Wednesday, May 30, 2007

Los Angeles Street was "Negro Alley"

Los Angeles has a "colorful" past, to say the least - and their is irony in its name. Los Angeles was once the cow-capital of the US and was commonly known as a rough-and-tumble "cow town" in its early days as a US city, known for having an average of one murder every day. This reputation was solidified internationally at the start of the municipality as we know it and has been revisited many times in the last 157 years. Remember, before the May 1st Maylee of this year, the Riots of '65 & '92, or the Zoot Suit riots, there was the "Chinese Massacre of 1871."

From the firsthand account of Harris Newmark:


About the twenty-first of October a “war” broke out near Nigger Alley between two rival factions of the Chinese on account of the forcible carrying off of one of the companies' female members, and the steamer California soon brought a batch of Chinamen from San Francisco, sent down, it was claimed, to help wreak vengeance on the abductors. On Monday, October 23d some of the contestants were arrested, brought before Justice Gray and released on bail. It was expected that this would end the trouble; but at five o'clock the next day the factional strife broke loose again, and officers, accompanied by citizens, rushed to the place to attempt an arrest. The Chinese resisted and Officer Jesus Bilderrain was shot in the right shoulder and wrist, while his fifteen-year-old brother received a ball in the right leg. Robert Thompson, a citizen who sprang to Bilderrain's assistance, was met by a Chinaman with two revolvers and shot to death. Other shots from Chinese barricaded behind some iron shutters wounded a number of bystanders.
News of the attacks and counter-attacks spread like wild-fire, and a mob of a thousand or more frenzied beyond control, armed with pistols, guns, knives and ropes, and determined to avenge Thompson's murder, assembled in the neighborhood of the disturbance. While this solid phalanx was being formed around Nigger Alley, a Chinaman, waving a hatchet, was seen trying to escape across Los Angeles Street; and Romo Sortorel, at the expense of some ugly cuts on the hand, captured him. Emil Harris then rescued the Mongolian; but a detachment of the crowd, yelling “Hang him! shoot him!” overpowered Harris at Temple and Spring streets, and dragged the trembling wretch up Temple to New High street, where the familiar framework of the corral gates suggested its use as a gallows. With the first suspension, the rope broke; but the second attempt to hang the prisoner was successful. Other Chinamen, whose roofs had been smashed in, were rushed down Los Angeles Street to the south side of Commercial, and there, near Goller's wagon shop, between wagons stood on end, were hung.

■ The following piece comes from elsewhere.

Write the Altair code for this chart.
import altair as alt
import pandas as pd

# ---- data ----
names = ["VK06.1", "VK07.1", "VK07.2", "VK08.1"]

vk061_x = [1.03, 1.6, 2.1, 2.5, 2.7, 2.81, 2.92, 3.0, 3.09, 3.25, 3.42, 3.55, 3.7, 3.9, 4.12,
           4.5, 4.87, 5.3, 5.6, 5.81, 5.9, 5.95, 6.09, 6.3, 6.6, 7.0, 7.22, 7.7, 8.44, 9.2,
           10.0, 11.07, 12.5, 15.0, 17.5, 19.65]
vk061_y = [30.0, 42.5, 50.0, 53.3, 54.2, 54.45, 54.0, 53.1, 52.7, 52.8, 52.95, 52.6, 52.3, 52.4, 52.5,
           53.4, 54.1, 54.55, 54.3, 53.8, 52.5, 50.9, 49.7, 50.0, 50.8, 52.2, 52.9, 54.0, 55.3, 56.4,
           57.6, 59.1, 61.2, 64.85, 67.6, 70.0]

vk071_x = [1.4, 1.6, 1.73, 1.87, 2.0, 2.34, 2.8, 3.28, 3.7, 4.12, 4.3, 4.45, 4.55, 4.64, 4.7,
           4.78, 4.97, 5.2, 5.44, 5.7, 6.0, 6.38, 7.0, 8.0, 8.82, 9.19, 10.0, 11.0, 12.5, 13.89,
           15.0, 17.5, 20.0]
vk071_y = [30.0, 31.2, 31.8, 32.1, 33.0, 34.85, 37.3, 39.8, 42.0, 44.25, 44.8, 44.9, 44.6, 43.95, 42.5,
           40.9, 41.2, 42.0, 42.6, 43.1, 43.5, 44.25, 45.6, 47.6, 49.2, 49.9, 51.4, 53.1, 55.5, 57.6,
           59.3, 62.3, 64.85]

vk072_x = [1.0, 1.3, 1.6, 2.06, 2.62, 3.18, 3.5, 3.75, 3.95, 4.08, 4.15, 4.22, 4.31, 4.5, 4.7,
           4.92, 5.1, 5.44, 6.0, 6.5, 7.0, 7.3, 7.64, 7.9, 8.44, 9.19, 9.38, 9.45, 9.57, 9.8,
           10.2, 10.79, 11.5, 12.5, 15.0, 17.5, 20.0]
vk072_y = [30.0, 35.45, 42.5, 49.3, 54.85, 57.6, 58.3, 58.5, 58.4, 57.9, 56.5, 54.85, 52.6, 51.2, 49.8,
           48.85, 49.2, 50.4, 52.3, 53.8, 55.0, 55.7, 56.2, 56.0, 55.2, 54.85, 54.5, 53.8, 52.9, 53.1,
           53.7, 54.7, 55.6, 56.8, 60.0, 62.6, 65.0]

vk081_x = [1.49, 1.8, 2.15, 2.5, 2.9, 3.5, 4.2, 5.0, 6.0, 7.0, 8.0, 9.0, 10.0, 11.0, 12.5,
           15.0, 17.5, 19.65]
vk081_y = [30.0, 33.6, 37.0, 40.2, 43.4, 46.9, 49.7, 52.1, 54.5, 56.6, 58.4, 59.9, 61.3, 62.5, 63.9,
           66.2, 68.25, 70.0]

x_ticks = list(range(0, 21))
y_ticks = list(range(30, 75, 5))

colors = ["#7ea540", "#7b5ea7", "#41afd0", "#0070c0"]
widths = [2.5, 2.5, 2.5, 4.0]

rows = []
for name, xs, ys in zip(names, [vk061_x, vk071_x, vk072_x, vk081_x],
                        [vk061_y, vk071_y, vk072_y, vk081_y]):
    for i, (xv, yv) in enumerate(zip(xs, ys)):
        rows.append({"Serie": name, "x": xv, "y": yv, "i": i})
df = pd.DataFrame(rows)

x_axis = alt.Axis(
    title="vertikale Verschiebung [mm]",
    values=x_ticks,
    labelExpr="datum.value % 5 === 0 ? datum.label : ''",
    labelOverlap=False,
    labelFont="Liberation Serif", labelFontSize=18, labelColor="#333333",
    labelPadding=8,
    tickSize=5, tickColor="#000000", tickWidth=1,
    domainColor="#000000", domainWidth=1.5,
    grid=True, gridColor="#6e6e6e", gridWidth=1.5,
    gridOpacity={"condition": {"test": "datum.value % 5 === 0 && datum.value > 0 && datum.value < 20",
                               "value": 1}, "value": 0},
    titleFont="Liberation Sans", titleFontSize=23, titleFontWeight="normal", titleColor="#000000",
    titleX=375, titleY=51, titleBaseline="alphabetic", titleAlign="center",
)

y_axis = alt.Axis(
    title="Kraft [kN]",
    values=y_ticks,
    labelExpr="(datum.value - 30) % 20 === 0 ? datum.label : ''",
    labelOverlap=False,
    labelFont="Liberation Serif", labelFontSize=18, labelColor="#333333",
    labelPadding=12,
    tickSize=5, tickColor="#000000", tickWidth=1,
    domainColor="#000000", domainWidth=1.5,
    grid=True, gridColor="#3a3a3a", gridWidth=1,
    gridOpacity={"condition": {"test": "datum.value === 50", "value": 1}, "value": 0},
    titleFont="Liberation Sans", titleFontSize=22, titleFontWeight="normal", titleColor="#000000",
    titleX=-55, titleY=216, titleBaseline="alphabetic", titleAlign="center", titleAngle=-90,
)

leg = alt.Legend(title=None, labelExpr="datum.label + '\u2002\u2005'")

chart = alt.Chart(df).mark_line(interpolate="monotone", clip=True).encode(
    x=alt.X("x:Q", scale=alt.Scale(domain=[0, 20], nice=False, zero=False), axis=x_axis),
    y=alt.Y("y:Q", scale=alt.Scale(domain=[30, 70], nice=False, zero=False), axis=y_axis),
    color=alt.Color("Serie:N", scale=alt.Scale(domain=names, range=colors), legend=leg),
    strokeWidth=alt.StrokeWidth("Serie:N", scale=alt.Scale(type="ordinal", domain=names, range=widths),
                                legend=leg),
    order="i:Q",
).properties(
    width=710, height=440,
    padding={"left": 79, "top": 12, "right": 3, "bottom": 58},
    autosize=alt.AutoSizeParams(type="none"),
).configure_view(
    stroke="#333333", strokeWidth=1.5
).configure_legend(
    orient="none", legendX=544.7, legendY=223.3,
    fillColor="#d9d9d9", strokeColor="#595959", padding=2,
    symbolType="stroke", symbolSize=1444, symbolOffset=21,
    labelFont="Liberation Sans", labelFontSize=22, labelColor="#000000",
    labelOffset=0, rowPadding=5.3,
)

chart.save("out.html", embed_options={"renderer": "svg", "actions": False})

This English account showed that "Los Angeles" was not a city of angels at the time, and further research shows that this tragic event revealed more about early Los Angeles by the location of the incident.

The name of the alley for the infamous first "riot" in LA was called "Nigger Alley" by Newmark but was known by the Spanish as "Calle de los Negros." In researching the name online, "Calle de Los Negros" is translated to mean "Street of the Dark Hued Ones," or "Street of the Black," but other accounts lay the name to refer to the notorious acts that took place there predating 1871.
But in the City, Calle de Los Negros was known as "Negro Alley" and then was changed to Los Angeles Street, as you can see in the name change card below:

The dates are 1877 to 1912 and those in red are removals of the Los Angeles Street name while the black type is where Los Angeles Street was extended or expanded.


This card shows the transition about 5 years after the massacre that the City was taking in bring control back to what would become an international city. (It actually took another 10 years before Los Angeles Street actually assumed its route and Negro Alley reverted to the adjacent property owner - after an additional ten years of litigation.) It needs to be known where we come from in order to move forward. Old street names reveal the City as it was founded, and the incidents of our past should show how we can move forward. Unfortunately, it appears we've still not quite moved forward beyond mobs of racial emotion, even if our street names have been changed.